Mucho se habló de la necesidad de evitar que Felipe VI coincidiera en La Habana con los dictadores de Nicaragua y Venezuela. Como si hubiera una licencia ética para coincidir con los dictadores en residencia. El rey es el jefe de Estado de España. Su carácter neutral en la política interna no le quita a una visita suya un preciso contenido en la política externa. Ilustra este aspecto, por ejemplo, la unánime y puntillosa condena de la izquierda iberoamericana cuando el rey Juan Carlos I visitó Argentina en 1978 bajo la dictadura de Jorge Rafael Videla.
Todos sabemos que este viaje se decide a voluntad de la peregrina constelación izquierdista presidida por Pedro Sánchez. Para el sector extremo de la base del PSOE, así como para Unidas Podemos, es una confirmación de la «esencia» progresista del proyecto. Una seña de identidad. La dictadura cubana, a su vez, consiguió una ocasión para exponer estabilidad, accesibilidad y el teatro de apertura política y económica. Sobre todo, estrechó sus lazos con el mundo empresarial español. Esto último desarma en alguna medida la cautela de inversionistas extranjeros frente a la incapacidad castrista de pagar sus deudas y la presión de las sanciones impuestas por la Administración Trump.
Hay que aplaudir, sin duda, el discurso del rey en la cena ofrecida a sus anfitriones en el Palacio de los Capitanes Generales. Lo dijo claro y directo: sin democracia no hay desarrollo ni paz ni futuro. Pudo haber dicho menos. Sus palabras tienen que haber irritado por igual a los jerarcas cubanos y a La Moncloa. No por eso rebasan una dimensión ritual.
Cuba sufre desde hace 60 años la más larga y represiva dictadura en la historia de Iberoamérica. Promotores del narcotráfico y el terrorismo, Fidel y Raúl Castro han sembrado el caos, la miseria y el dolor como ningún otro poder en la región. ¿Debe recordarse el apoyo a ETA y otros movimientos terroristas en Europa? El rey puede creer que dijo algo excepcional, pero los cubanos solo escuchamos lo obvio.

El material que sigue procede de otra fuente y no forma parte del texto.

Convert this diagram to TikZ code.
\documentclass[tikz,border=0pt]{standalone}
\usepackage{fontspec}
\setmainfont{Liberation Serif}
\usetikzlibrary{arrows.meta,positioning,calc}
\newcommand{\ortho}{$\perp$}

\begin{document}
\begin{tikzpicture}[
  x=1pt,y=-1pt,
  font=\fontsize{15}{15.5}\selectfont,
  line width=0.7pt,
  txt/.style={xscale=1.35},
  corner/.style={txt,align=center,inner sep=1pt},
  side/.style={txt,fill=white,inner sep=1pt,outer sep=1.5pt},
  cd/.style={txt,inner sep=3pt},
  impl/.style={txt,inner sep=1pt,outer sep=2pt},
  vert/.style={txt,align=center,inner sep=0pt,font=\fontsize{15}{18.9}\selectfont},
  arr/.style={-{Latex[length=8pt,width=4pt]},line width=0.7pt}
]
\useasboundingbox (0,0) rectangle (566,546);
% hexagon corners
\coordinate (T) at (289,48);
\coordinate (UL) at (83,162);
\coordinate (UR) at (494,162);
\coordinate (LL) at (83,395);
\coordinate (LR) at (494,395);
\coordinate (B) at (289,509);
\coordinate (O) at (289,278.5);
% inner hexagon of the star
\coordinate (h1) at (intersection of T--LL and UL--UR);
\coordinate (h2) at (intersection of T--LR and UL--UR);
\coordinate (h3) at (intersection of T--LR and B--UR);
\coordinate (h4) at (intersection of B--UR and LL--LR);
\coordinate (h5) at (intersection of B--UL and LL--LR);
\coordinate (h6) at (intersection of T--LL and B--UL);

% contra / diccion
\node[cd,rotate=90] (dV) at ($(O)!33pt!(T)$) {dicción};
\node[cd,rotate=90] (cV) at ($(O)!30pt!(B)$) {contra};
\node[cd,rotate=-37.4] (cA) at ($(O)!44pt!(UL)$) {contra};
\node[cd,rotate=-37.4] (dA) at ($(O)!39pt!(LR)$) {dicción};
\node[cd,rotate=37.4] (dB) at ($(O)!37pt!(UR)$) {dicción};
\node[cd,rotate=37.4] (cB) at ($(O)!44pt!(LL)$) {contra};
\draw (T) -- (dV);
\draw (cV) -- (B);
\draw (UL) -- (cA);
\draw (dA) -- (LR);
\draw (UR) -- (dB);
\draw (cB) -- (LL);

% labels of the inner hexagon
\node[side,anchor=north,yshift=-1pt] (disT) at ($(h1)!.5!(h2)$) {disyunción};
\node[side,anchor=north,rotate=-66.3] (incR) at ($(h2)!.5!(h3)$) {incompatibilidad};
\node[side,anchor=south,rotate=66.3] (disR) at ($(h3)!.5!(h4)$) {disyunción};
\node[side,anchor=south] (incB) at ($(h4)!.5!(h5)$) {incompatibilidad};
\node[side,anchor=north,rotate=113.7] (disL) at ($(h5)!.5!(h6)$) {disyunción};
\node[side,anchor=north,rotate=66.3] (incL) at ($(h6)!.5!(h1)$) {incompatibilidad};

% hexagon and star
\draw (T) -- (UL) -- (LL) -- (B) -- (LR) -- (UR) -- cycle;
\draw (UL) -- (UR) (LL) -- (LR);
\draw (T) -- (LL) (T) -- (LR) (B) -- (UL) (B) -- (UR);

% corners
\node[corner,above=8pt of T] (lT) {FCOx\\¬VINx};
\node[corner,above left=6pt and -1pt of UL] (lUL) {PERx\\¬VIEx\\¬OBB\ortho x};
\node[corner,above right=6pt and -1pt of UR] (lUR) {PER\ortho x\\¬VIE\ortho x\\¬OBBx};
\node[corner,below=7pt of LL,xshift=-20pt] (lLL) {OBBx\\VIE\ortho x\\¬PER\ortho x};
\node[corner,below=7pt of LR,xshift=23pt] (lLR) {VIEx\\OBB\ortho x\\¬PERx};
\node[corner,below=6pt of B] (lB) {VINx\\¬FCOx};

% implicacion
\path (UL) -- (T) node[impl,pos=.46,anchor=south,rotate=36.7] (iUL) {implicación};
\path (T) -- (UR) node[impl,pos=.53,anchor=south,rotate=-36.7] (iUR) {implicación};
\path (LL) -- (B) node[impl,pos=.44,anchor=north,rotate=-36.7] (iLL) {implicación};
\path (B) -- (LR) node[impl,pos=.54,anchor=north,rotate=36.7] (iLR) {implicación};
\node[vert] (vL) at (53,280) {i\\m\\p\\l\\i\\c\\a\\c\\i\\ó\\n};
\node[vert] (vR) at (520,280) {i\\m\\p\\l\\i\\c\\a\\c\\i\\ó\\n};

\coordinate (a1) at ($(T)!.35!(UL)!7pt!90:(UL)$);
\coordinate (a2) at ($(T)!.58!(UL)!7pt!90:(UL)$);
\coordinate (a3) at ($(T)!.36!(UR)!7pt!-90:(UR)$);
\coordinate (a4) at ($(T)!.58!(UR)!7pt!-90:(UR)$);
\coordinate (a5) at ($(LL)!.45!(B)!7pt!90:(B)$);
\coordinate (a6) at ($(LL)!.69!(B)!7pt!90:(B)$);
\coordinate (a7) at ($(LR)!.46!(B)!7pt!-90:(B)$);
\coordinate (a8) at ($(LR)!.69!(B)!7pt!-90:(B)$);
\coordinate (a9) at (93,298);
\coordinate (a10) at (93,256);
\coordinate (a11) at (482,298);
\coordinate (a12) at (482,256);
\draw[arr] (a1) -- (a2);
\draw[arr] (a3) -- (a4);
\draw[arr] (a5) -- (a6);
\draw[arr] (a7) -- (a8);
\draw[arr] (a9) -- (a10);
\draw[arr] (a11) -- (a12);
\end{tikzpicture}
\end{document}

Nada que aplaudir, sin embargo, en el encuentro con los empresarios. Ambos monarcas han sido constantes en su defensa del mundo del trabajo en España. La misma reina Leticia, que conoció Cuba como turista en 1994, es única en su género al exigir del protocolo una estricta jornada de ocho horas, de lunes a viernes. Hubiera sido consistente que el rey pidiera a sus compatriotas un mejor trato hacia los cubanos que trabajan en sus instalaciones; algunas de ellas robadas por la dictadura a ciudadanos españoles.

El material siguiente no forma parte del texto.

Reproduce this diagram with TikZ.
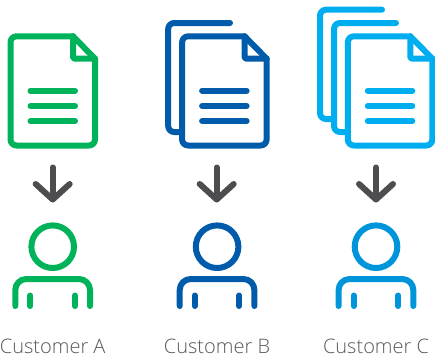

Hubo días en que los titulares de la visita de Felipe VI compartían primeras planas con las noticias de la arbitraria detención, sin habeas corpus y sometido a tortura, de José Daniel Ferrer, uno de los principales líderes de la disidencia. Queda retratada la indiferencia de Madrid hacia la causa de nuestras libertades en la reunión de los reyes con miembros de una tramitada sociedad civil, y no con legítimos opositores.
España perdió las que hoy son nuestras aguas, nuestras tierras. Pero nos dejó casi todo lo que somos. ¿Por qué el empeño en seguirnos perdiendo?